The final offering of the 2024 season sees The Grange Festival delve once more into the world of jazz as it showcases the unique talents of two outstanding Franco-American artists, Grammy-winning vocalist Cécile McLorin Salvant and pianist Dan Tepfer, with both musicians exploring their French heritage. They will be joined on the stage by their special guest, French pianist Thomas Enhco. Produced for the Festival by 23Arts, A French Salon presents a wide array of Gallic-related music over two nights (28 and 29 June), including chansons made famous by three great female singers – Josephine Baker, Barbara and Edith Piaf – and the world première of a song cycle written by Dan for Cécile and string orchestra with lyrics by Haitian poet Virginie Sampeur. Under the baton of Gavin Sutherland, the Bournemouth Symphony Orchestra will accompany Dan in a performance of Ravel’s Piano Concerto in G major and will also join Cécile and Dan for a show-stopping finale of new orchestral arrangements by Philippe Maniez of French songs, including Édith Piaf’s captivating chanson Mon Dieu and Jacques Brel’s classic Ne me quitte pas.

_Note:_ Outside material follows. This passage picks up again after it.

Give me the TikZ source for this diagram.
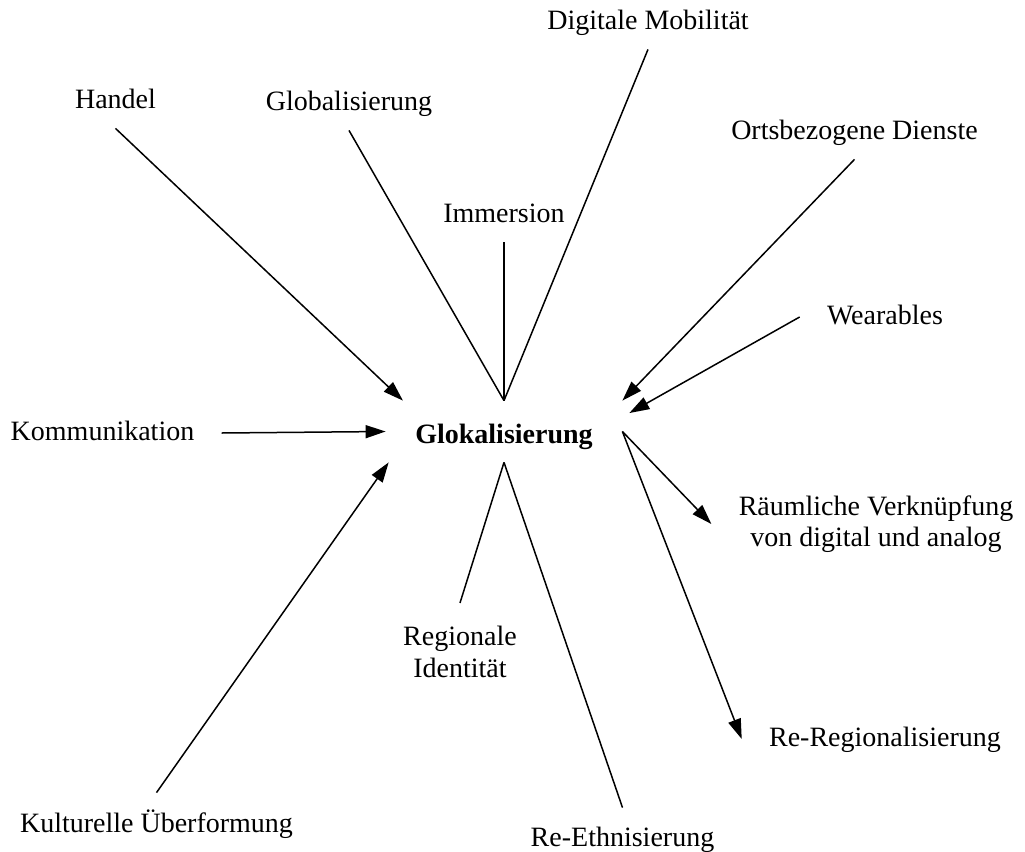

Artistic Director Michael Chance comments: “The 2024 Grange Festival programme is a rich festive mix. Three anniversaries are celebrated (Giacomo Puccini, The National Ballet of Brno and John Tavener); the best and original piece of baroque musical theatre is given the full treatment, fizzing with delicious ear-catching intrigue; Puccini’s stirring melodrama seems ripe for our intimate theatre; and Stravinsky’s adored period-piece morality tale is going to be both stylish and visceral at The Grange, and we are delighted to have dance return to the Festival to open our 2024 season. And we welcome two young jazz luminaries, Cécile McLorin Savant, already laden with Grammies, paired with the ground-breaking extraordinary pianist/composer Dan Tepfer. Our resident orchestra BSO plays for all except Poppea for which we welcome La Nuova Musica, stars in their historical firmament. We cannot wait.”